The majority of my time here in Germany has been spent wondering if I was happy or not. The challenge of living in a new town in a new country with a new language and with a new girl was always going to be a big one. I knew this from the start and tried my very best to keep all the balls in the air, as it were. I have made some good friends, come to grips with the basics of the language and found myself employment which may not inspire the brain but at least puts a roof over my head, feeds me delicious food and buys me lots of tasty beer. I moved in with the girl and had to learn many things such as how to completely relax with someone, how to support and comfort someone when they hurt and most importantly, how to manipulate the same someone to get a cup of tea made exactly to my liking and placed in my hands whenever I wanted.
Some higher power decided however, that I was getting a bit too good and cocky with my juggling skills. From the easy-to-manage practice balls, the town upgraded itself to a pineapple, the job transformed into a chainsaw, the language to a hedgehog and the relationship to a water balloon. This happened over a long period of time and I had recently been struggling to keep everything in the air.

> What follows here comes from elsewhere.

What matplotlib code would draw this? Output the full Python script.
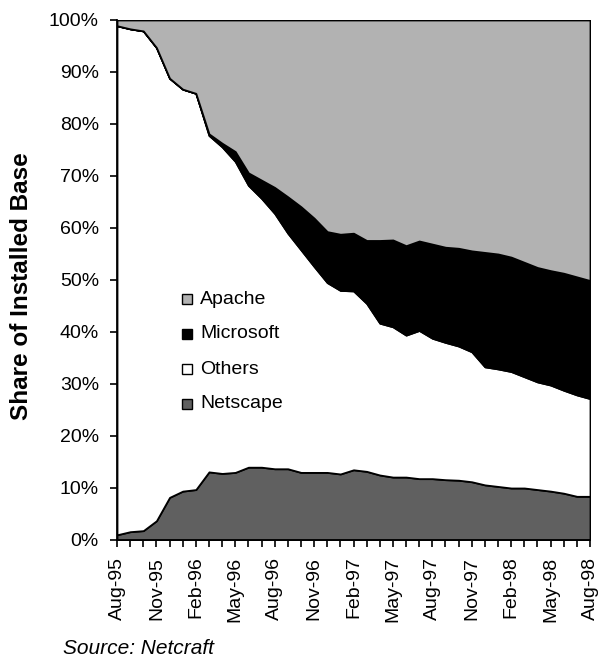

On Monday I eventually tired, lost concentration and let one drop to the ground. I had been watching the water balloon fall in slow motion for well over a month and at the beginning of this week it impacted on the floor and burst in spectacular fashion. What was once fun and colourful became a soggy mess of broken, coloured rubber.
My world has been turned upside down, I am still trying to come to terms with what I had inflicted on myself and on another person that I had once cared for deeply. I am suddenly alone to face the might of the German machine and it's overwhelming. Something had to give and now I'm left with a pineapple, a chainsaw and a hedgehog. The thinking was that at least three things are easier to juggle than four. I hope I was right.